Around 9 a.m., a man walked into a Bank of America in the 600 block of Baltimore Annapolis Blvd. and began pulling a hat or mask over his face. The man, whose identity has not been released, calmly asked for cash and left the bank, walking north on Baltimore Annapolis Boulevard, police said.
Bank employees called police, who spotted a man matching the description of the bank robber and began pursuing him on foot. When police ordered the man to stop just south of Marbury Road, the man turned around and began shooting at them with a handgun, said Lt. David Waltemeyer, an Anne Arundel County police spokesman. About a half-dozen officers pursued the man as he ran through yards in a residential neighborhood.
On Kimberly Road, the man again began firing on police, and a bullet struck one of the officers in the upper part of his left leg. Police said that Officer Doyle Holquist, 32, was taken to Maryland Shock Trauma Center, where he was treated for non-life-threatening injuries and released before noon. Doyle has been a member of the police department for a year and a half.

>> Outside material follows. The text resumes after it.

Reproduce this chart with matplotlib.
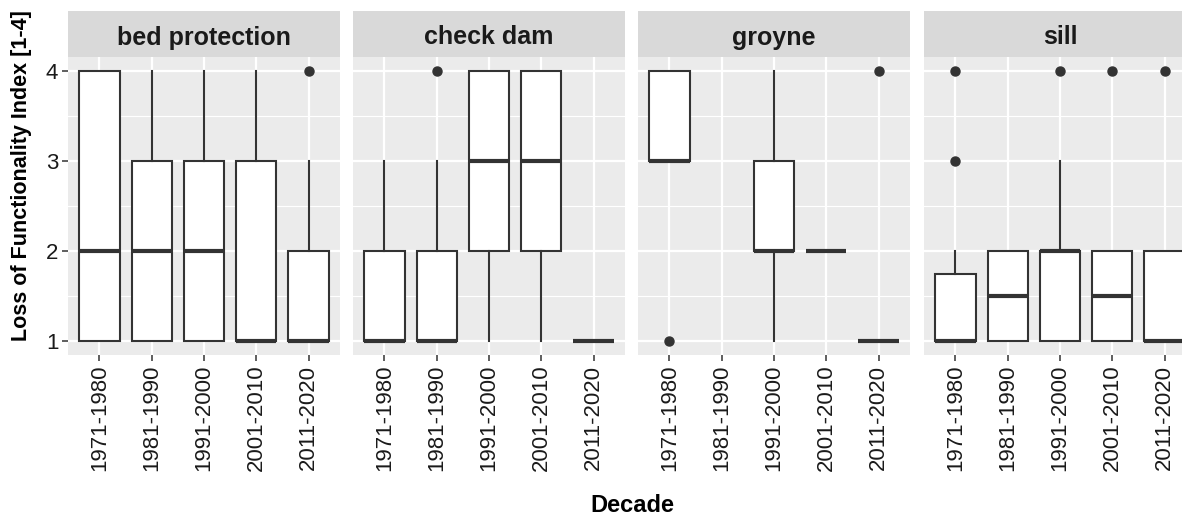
import matplotlib
matplotlib.use("Agg")
import matplotlib.pyplot as plt
from matplotlib.ticker import FixedLocator

plt.rcParams["font.family"] = ["Liberation Sans", "DejaVu Sans"]

facets = ["bed protection", "check dam", "groyne", "sill"]
decades = ["1971-1980", "1981-1990", "1991-2000", "2001-2010", "2011-2020"]

# Box statistics per facet (rows) and decade (columns); None = no observations
whisker_low = [
    [1, 1, 1, 1, 1],
    [1, 1, 1, 1, 1],
    [3, None, 1, 2, 1],
    [1, 1, 1, 1, 1],
]
q1 = [
    [1, 1, 1, 1, 1],
    [1, 1, 2, 2, 1],
    [3, None, 2, 2, 1],
    [1, 1, 1, 1, 1],
]
median = [
    [2, 2, 2, 1, 1],
    [1, 1, 3, 3, 1],
    [3, None, 2, 2, 1],
    [1, 1.5, 2, 1.5, 1],
]
q3 = [
    [4, 3, 3, 3, 2],
    [2, 2, 4, 4, 1],
    [4, None, 3, 2, 1],
    [1.75, 2, 2, 2, 2],
]
whisker_high = [
    [4, 4, 4, 4, 3],
    [3, 3, 4, 4, 1],
    [4, None, 4, 2, 1],
    [2, 2, 3, 2, 2],
]
outliers = [
    [[], [], [], [], [4]],
    [[], [4], [], [], []],
    [[1], [], [], [], [4]],
    [[3, 4], [], [4], [4], [4]],
]

W, H = 1182, 516
fig = plt.figure(figsize=(W / 100, H / 100), dpi=100)

panel_left = [68, 353, 638, 924]
panel_w = 272
panel_top, panel_bot = 57, 355
strip_top = 11

line_col = "#333333"
text_col = "#1A1A1A"
for i, name in enumerate(facets):
    x0 = panel_left[i]
    ax = fig.add_axes([x0 / W, (H - panel_bot) / H, panel_w / W, (panel_bot - panel_top) / H])
    ax.set_facecolor("#EBEBEB")
    for s in ax.spines.values():
        s.set_visible(False)
    ax.set_xlim(0.4, 5.6)
    ax.set_ylim(0.85, 4.15)
    ax.set_axisbelow(True)
    ax.yaxis.set_major_locator(FixedLocator([1, 2, 3, 4]))
    ax.yaxis.set_minor_locator(FixedLocator([1.5, 2.5, 3.5]))
    ax.set_xticks(range(1, 6))
    ax.grid(which="major", color="white", linewidth=1.6)
    ax.grid(which="minor", axis="y", color="white", linewidth=0.8)

    stats, pos = [], []
    for j in range(len(decades)):
        if median[i][j] is None:
            continue
        stats.append(dict(whislo=whisker_low[i][j], q1=q1[i][j], med=median[i][j],
                          q3=q3[i][j], whishi=whisker_high[i][j], fliers=outliers[i][j]))
        pos.append(j + 1)
    ax.bxp(stats, positions=pos, widths=0.77, patch_artist=True, showcaps=False,
           boxprops=dict(facecolor="white", edgecolor=line_col, linewidth=1.5),
           medianprops=dict(color=line_col, linewidth=3.0, solid_capstyle="butt"),
           whiskerprops=dict(color=line_col, linewidth=1.5),
           flierprops=dict(marker="o", markerfacecolor=line_col, markeredgecolor=line_col,
                           markersize=6.5),
           manage_ticks=False, zorder=3)

    ax.set_xticks(range(1, 6))
    ax.set_xticklabels(decades, rotation=90, fontsize=16, color=text_col)
    ax.tick_params(axis="x", length=4, width=1.1, color=line_col, pad=3)
    ax.tick_params(which="minor", length=0)
    if i == 0:
        ax.set_yticklabels(["1", "2", "3", "4"], fontsize=16, color=text_col)
        ax.tick_params(axis="y", length=4, width=1.1, color=line_col, pad=3)
    else:
        ax.tick_params(axis="y", which="both", length=0, labelleft=False)

    sax = fig.add_axes([x0 / W, (H - panel_top) / H, panel_w / W, (panel_top - strip_top) / H])
    sax.set_facecolor("#D9D9D9")
    for s in sax.spines.values():
        s.set_visible(False)
    sax.set_xticks([])
    sax.set_yticks([])
    fig.text((x0 + panel_w / 2) / W, 1 - 44.5 / H, name, ha="center", va="baseline",
             fontsize=18, fontweight="bold", color=text_col)

fig.text(632 / W, 1 - 505 / H, "Decade", ha="center", va="center",
         fontsize=17, fontweight="bold", color="#000000")
fig.text(22 / W, 1 - 176 / H, "Loss of Functionality Index [1-4]", ha="center",
         va="center", rotation=90, fontsize=15.5, fontweight="bold", color="#000000")

fig.savefig("out.png", dpi=100, facecolor="white")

During the shootout, the man was shot and killed by police, Waltemeyer said. All of the officers involved have been placed on administrative leave pending an internal investigation, which is routine, Waltemeyer said.
Ann Waltman, who has lived on Kimberly Court for nearly 30 years, said she has never seen such violence on her quiet block, where mostly retirees live.
“I just heard the shots, and I thought it was a car backfiring or fireworks, but then the second time, I knew it was something else,” said Waltman, 62, who was watching television at the time.
The gunshots were coming from in front of the house next door on Kimberly Court. Waltman feared her neighbor, Janet Pumphrey, was hurt. Waltman later learned that Pumphrey was out at the time.
“I’m shook up,” Waltman said. “I was scared to death she had been shot. I’m just thankful that nobody in the neighborhood got hurt.”
Several piles of money were scattered in the back yard of an adjacent home on Baltimore Annapolis Boulevard, and police had about four homes roped off at noon today, Waltman said.